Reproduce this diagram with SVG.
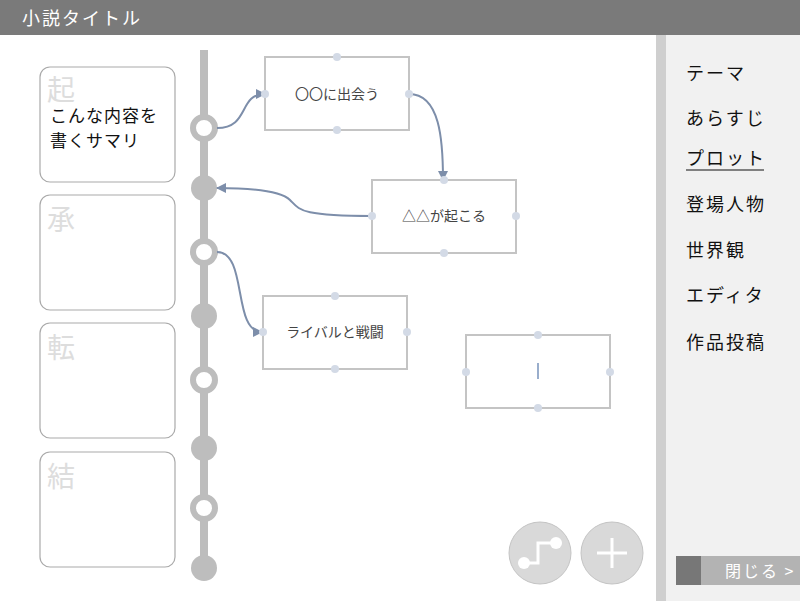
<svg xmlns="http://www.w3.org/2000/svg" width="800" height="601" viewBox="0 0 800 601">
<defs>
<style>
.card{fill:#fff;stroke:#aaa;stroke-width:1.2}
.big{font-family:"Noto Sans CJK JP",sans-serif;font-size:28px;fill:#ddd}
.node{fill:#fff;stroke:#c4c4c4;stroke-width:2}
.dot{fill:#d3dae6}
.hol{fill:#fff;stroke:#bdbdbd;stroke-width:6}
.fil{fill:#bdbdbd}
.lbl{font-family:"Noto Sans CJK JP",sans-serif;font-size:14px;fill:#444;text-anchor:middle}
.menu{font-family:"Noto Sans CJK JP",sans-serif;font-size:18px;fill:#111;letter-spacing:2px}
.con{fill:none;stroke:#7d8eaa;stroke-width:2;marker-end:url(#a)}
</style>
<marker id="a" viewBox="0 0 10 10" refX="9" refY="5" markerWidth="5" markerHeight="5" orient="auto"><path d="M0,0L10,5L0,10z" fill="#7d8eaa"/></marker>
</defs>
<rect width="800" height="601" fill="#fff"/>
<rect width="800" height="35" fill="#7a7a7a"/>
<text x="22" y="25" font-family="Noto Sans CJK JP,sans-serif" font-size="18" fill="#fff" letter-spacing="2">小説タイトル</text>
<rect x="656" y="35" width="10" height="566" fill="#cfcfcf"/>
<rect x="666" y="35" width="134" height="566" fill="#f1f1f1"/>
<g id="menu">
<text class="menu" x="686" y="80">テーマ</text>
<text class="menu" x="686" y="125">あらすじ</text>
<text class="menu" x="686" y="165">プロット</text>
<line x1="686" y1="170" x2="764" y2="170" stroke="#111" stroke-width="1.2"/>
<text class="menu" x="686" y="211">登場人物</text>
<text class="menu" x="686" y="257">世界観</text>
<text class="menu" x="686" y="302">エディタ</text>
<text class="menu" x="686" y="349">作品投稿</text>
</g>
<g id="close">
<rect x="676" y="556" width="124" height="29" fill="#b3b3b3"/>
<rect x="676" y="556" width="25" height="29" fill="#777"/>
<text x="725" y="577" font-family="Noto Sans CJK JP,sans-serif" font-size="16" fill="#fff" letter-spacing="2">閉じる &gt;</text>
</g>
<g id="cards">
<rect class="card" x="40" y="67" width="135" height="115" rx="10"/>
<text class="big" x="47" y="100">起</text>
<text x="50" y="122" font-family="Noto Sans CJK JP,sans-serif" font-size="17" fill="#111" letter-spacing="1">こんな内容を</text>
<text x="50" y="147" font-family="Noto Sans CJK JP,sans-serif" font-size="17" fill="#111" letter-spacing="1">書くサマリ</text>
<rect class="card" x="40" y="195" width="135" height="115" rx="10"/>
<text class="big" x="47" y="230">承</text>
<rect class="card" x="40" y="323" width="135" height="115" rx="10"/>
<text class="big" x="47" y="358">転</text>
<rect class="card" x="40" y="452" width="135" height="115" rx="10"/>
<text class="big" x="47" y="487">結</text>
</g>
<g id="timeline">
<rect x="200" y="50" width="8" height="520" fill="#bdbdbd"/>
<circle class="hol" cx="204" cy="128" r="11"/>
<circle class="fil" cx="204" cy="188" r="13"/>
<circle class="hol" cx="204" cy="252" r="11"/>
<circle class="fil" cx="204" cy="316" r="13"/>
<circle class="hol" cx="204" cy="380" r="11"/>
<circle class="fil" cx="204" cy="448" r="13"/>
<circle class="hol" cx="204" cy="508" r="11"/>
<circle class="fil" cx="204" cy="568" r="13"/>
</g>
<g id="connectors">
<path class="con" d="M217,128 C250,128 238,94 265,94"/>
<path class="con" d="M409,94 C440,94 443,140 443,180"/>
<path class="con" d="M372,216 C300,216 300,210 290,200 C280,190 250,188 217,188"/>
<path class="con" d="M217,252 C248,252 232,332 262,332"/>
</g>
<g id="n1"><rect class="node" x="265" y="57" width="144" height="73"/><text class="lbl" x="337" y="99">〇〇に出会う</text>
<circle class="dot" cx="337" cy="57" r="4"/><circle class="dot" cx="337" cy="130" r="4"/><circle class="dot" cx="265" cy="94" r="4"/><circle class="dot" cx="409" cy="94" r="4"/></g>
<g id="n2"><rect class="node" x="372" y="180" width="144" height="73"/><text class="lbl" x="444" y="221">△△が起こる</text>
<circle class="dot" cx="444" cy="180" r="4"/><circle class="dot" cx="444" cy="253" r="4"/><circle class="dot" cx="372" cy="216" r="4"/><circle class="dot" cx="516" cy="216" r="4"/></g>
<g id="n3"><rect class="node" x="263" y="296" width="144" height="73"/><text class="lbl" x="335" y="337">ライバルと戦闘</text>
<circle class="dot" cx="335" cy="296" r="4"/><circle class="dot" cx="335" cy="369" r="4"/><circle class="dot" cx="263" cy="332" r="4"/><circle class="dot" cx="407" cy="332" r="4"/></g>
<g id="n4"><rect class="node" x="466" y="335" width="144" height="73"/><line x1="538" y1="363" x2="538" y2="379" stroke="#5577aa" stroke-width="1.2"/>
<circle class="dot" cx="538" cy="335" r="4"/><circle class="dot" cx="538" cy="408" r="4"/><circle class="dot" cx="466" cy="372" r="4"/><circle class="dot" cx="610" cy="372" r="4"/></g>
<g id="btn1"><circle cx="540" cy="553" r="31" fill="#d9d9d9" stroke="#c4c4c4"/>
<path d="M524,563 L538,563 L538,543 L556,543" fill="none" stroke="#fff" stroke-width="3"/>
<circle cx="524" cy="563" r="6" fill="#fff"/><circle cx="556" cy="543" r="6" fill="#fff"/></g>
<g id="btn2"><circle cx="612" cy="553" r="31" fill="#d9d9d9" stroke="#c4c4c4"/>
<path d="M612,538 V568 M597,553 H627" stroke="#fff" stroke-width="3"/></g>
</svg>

---

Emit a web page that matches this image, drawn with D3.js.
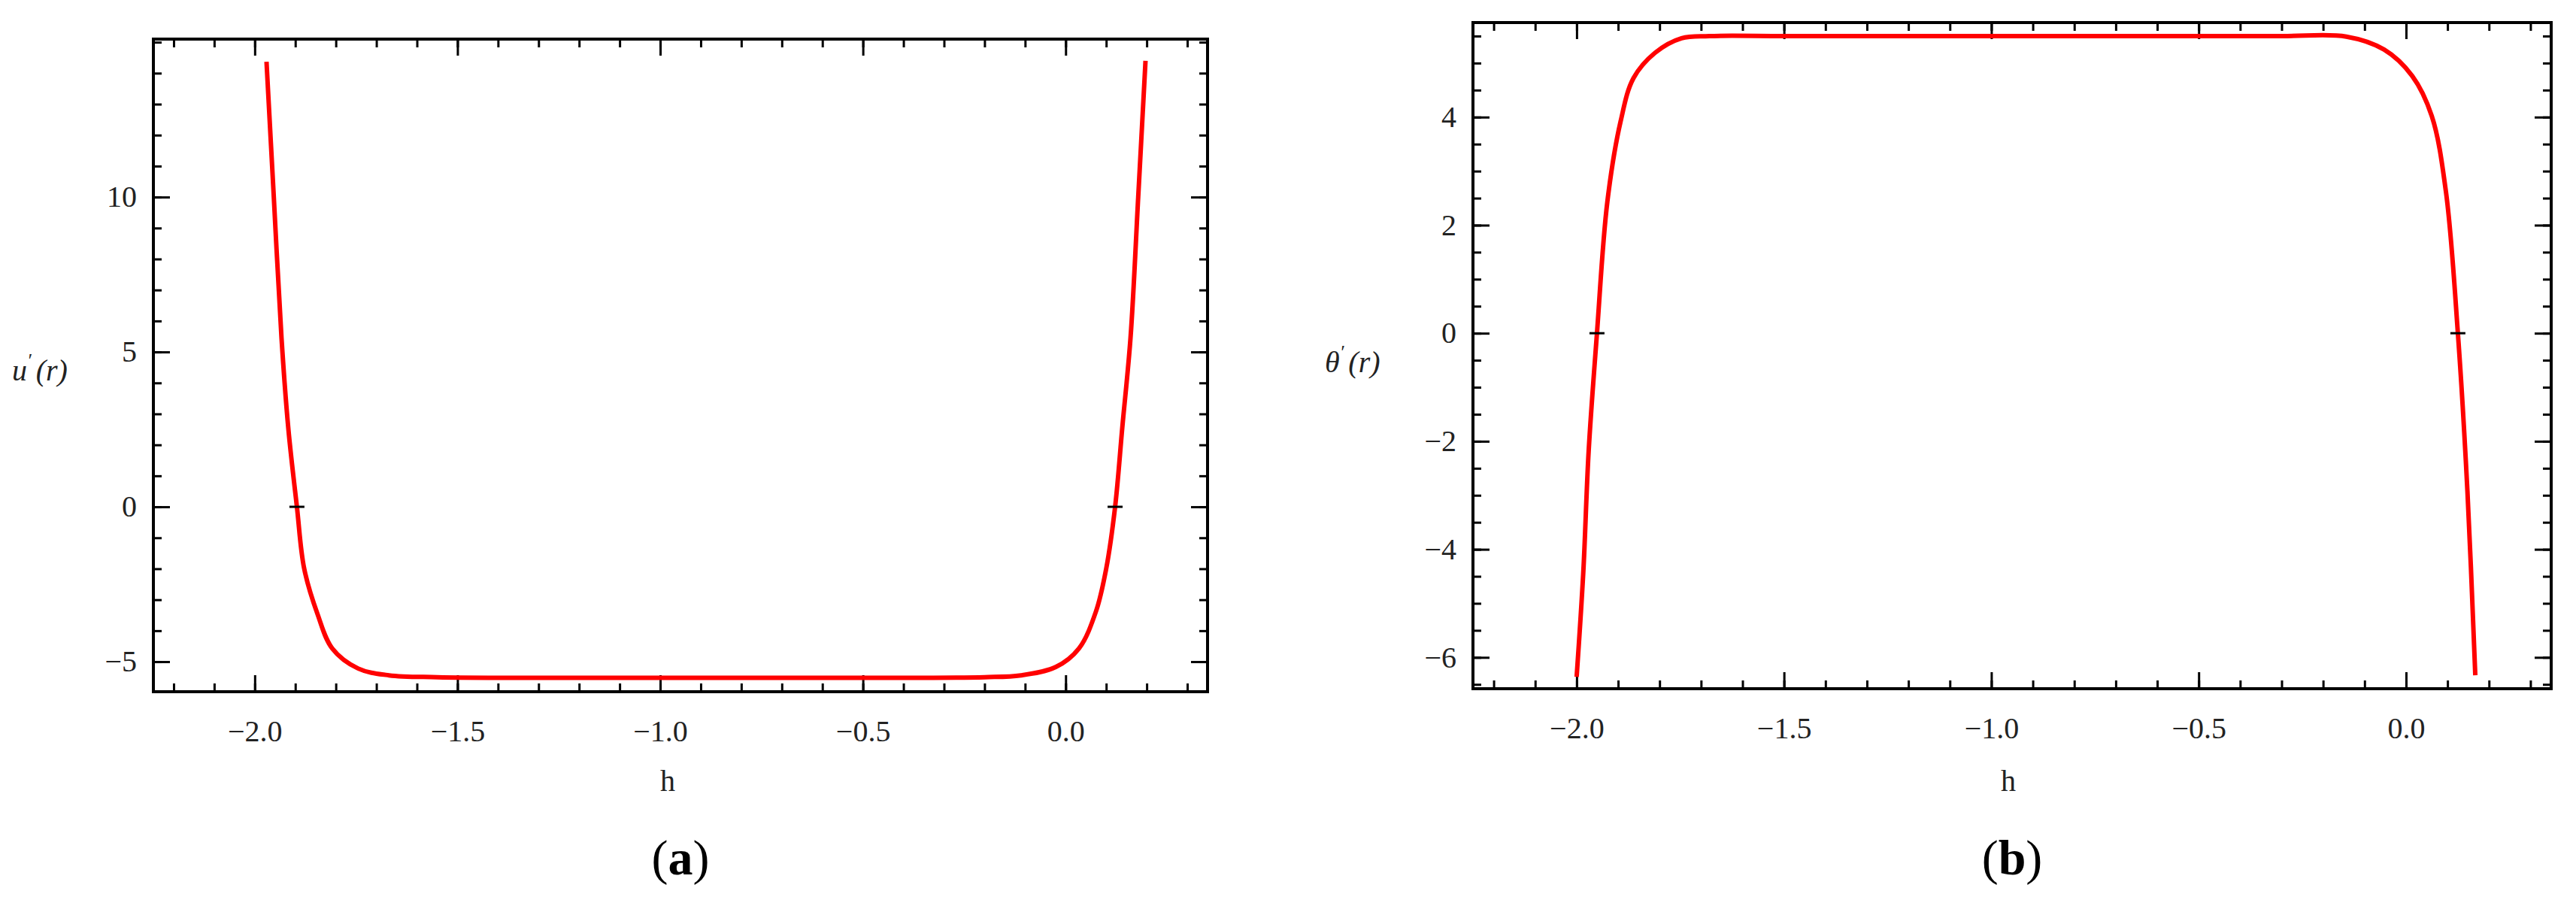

==

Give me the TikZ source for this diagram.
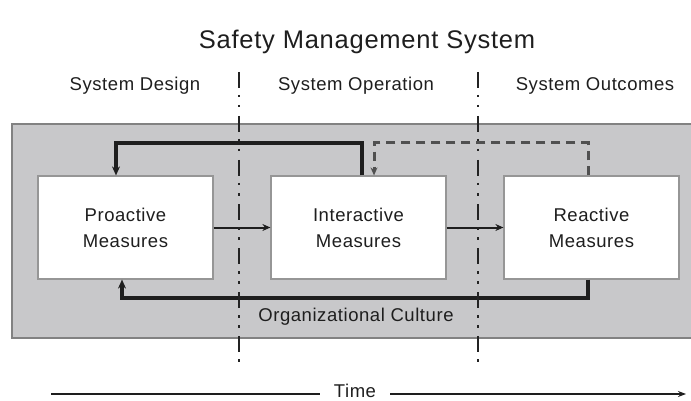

SET PROBLEM
Pick out each line containing "with" and report it.

ANSWER TO THE PROBLEM
Reproduce this diagram with SVG.
Emit a web page that matches this image, drawn with D3.js.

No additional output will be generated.